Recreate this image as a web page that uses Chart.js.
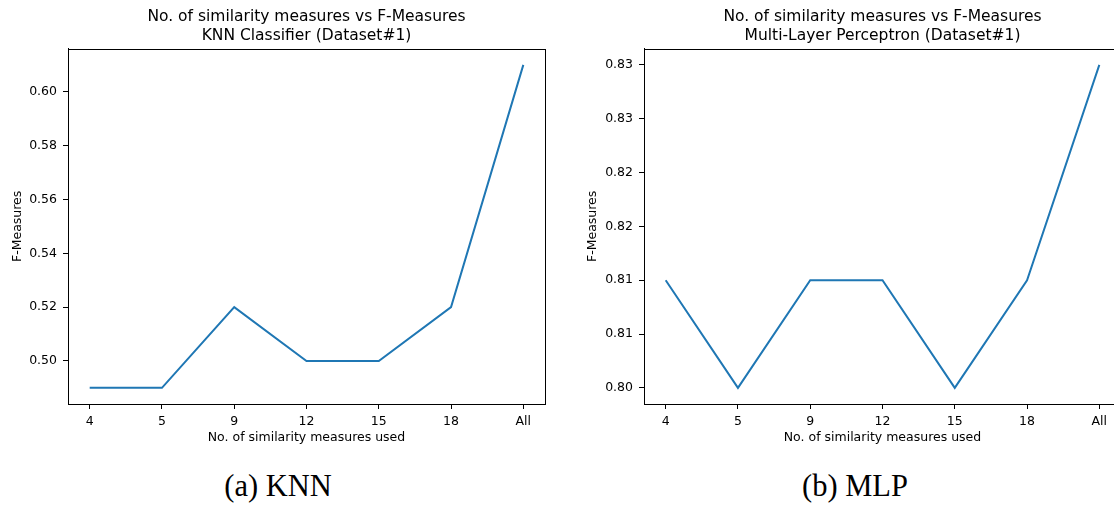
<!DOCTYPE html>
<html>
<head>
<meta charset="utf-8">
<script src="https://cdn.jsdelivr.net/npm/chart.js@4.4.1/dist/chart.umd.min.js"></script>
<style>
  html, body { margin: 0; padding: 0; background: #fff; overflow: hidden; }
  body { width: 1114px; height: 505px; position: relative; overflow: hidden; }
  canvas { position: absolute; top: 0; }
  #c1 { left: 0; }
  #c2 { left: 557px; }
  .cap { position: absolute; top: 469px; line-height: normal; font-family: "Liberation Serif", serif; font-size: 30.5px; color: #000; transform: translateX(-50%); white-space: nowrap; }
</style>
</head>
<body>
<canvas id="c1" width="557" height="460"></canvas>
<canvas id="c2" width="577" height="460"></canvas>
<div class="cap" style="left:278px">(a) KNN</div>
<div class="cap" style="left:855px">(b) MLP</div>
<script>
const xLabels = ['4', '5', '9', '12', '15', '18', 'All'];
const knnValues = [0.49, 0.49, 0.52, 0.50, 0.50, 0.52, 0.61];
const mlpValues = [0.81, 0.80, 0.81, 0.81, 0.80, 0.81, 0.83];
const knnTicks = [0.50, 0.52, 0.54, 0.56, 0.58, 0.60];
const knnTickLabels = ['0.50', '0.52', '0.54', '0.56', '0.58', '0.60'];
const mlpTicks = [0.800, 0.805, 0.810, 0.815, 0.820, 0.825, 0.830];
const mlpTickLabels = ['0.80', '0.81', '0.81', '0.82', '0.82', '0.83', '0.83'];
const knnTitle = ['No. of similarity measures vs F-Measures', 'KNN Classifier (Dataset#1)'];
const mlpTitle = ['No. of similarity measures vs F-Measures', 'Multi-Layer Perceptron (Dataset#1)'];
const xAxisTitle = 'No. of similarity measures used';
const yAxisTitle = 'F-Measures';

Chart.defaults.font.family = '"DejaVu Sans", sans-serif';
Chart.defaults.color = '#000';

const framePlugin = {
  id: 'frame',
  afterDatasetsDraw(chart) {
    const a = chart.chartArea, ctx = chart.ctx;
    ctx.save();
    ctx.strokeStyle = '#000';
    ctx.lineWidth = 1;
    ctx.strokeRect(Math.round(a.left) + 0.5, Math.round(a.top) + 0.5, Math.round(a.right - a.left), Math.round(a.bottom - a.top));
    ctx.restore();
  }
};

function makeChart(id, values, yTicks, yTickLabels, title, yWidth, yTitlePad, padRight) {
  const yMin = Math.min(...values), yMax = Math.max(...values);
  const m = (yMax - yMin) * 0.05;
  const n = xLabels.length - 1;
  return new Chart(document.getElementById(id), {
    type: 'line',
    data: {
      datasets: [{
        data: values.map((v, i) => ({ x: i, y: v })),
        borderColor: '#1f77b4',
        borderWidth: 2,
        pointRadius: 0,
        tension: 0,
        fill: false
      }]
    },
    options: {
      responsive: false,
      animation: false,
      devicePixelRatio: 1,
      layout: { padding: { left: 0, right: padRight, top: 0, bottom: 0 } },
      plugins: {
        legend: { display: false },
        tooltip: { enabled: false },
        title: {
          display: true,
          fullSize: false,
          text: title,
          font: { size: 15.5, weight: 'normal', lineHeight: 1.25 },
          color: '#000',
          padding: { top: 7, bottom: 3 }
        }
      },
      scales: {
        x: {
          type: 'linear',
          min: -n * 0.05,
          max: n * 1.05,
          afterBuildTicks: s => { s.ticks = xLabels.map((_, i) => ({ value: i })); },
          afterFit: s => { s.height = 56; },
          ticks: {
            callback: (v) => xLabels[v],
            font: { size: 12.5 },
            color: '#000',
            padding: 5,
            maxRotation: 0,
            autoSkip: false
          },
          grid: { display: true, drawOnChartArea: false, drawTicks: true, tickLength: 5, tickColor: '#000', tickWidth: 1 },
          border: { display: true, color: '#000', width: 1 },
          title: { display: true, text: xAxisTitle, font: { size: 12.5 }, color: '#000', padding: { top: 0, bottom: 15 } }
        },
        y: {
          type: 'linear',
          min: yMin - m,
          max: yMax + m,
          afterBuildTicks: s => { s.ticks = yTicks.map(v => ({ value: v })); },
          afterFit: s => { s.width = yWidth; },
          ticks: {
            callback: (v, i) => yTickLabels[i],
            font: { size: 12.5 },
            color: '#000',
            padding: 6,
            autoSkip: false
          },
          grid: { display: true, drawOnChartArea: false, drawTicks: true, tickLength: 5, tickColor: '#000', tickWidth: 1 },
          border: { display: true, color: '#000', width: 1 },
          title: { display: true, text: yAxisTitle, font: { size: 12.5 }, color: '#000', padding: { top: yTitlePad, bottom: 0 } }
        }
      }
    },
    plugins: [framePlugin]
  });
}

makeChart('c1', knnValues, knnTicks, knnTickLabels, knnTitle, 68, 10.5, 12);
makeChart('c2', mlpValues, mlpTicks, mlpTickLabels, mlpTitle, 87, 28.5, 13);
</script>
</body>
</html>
_ _ _ _ _
## WRITTEN TASK
From the data above, write out everything exactly except the pictures.

## ANSWER TO THIS PROBLEM
Recreate this image as a web page that uses Chart.js.
<!DOCTYPE html>
<html>
<head>
<meta charset="utf-8">
<script src="https://cdn.jsdelivr.net/npm/chart.js@4.4.1/dist/chart.umd.min.js"></script>
<style>
  html, body { margin: 0; padding: 0; background: #fff; overflow: hidden; }
  body { width: 1114px; height: 505px; position: relative; overflow: hidden; }
  canvas { position: absolute; top: 0; }
  #c1 { left: 0; }
  #c2 { left: 557px; }
  .cap { position: absolute; top: 469px; line-height: normal; font-family: "Liberation Serif", serif; font-size: 30.5px; color: #000; transform: translateX(-50%); white-space: nowrap; }
</style>
</head>
<body>
<canvas id="c1" width="557" height="460"></canvas>
<canvas id="c2" width="577" height="460"></canvas>
<div class="cap" style="left:278px">(a) KNN</div>
<div class="cap" style="left:855px">(b) MLP</div>
<script>
const xLabels = ['4', '5', '9', '12', '15', '18', 'All'];
const knnValues = [0.49, 0.49, 0.52, 0.50, 0.50, 0.52, 0.61];
const mlpValues = [0.81, 0.80, 0.81, 0.81, 0.80, 0.81, 0.83];
const knnTicks = [0.50, 0.52, 0.54, 0.56, 0.58, 0.60];
const knnTickLabels = ['0.50', '0.52', '0.54', '0.56', '0.58', '0.60'];
const mlpTicks = [0.800, 0.805, 0.810, 0.815, 0.820, 0.825, 0.830];
const mlpTickLabels = ['0.80', '0.81', '0.81', '0.82', '0.82', '0.83', '0.83'];
const knnTitle = ['No. of similarity measures vs F-Measures', 'KNN Classifier (Dataset#1)'];
const mlpTitle = ['No. of similarity measures vs F-Measures', 'Multi-Layer Perceptron (Dataset#1)'];
const xAxisTitle = 'No. of similarity measures used';
const yAxisTitle = 'F-Measures';

Chart.defaults.font.family = '"DejaVu Sans", sans-serif';
Chart.defaults.color = '#000';

const framePlugin = {
  id: 'frame',
  afterDatasetsDraw(chart) {
    const a = chart.chartArea, ctx = chart.ctx;
    ctx.save();
    ctx.strokeStyle = '#000';
    ctx.lineWidth = 1;
    ctx.strokeRect(Math.round(a.left) + 0.5, Math.round(a.top) + 0.5, Math.round(a.right - a.left), Math.round(a.bottom - a.top));
    ctx.restore();
  }
};

function makeChart(id, values, yTicks, yTickLabels, title, yWidth, yTitlePad, padRight) {
  const yMin = Math.min(...values), yMax = Math.max(...values);
  const m = (yMax - yMin) * 0.05;
  const n = xLabels.length - 1;
  return new Chart(document.getElementById(id), {
    type: 'line',
    data: {
      datasets: [{
        data: values.map((v, i) => ({ x: i, y: v })),
        borderColor: '#1f77b4',
        borderWidth: 2,
        pointRadius: 0,
        tension: 0,
        fill: false
      }]
    },
    options: {
      responsive: false,
      animation: false,
      devicePixelRatio: 1,
      layout: { padding: { left: 0, right: padRight, top: 0, bottom: 0 } },
      plugins: {
        legend: { display: false },
        tooltip: { enabled: false },
        title: {
          display: true,
          fullSize: false,
          text: title,
          font: { size: 15.5, weight: 'normal', lineHeight: 1.25 },
          color: '#000',
          padding: { top: 7, bottom: 3 }
        }
      },
      scales: {
        x: {
          type: 'linear',
          min: -n * 0.05,
          max: n * 1.05,
          afterBuildTicks: s => { s.ticks = xLabels.map((_, i) => ({ value: i })); },
          afterFit: s => { s.height = 56; },
          ticks: {
            callback: (v) => xLabels[v],
            font: { size: 12.5 },
            color: '#000',
            padding: 5,
            maxRotation: 0,
            autoSkip: false
          },
          grid: { display: true, drawOnChartArea: false, drawTicks: true, tickLength: 5, tickColor: '#000', tickWidth: 1 },
          border: { display: true, color: '#000', width: 1 },
          title: { display: true, text: xAxisTitle, font: { size: 12.5 }, color: '#000', padding: { top: 0, bottom: 15 } }
        },
        y: {
          type: 'linear',
          min: yMin - m,
          max: yMax + m,
          afterBuildTicks: s => { s.ticks = yTicks.map(v => ({ value: v })); },
          afterFit: s => { s.width = yWidth; },
          ticks: {
            callback: (v, i) => yTickLabels[i],
            font: { size: 12.5 },
            color: '#000',
            padding: 6,
            autoSkip: false
          },
          grid: { display: true, drawOnChartArea: false, drawTicks: true, tickLength: 5, tickColor: '#000', tickWidth: 1 },
          border: { display: true, color: '#000', width: 1 },
          title: { display: true, text: yAxisTitle, font: { size: 12.5 }, color: '#000', padding: { top: yTitlePad, bottom: 0 } }
        }
      }
    },
    plugins: [framePlugin]
  });
}

makeChart('c1', knnValues, knnTicks, knnTickLabels, knnTitle, 68, 10.5, 12);
makeChart('c2', mlpValues, mlpTicks, mlpTickLabels, mlpTitle, 87, 28.5, 13);
</script>
</body>
</html>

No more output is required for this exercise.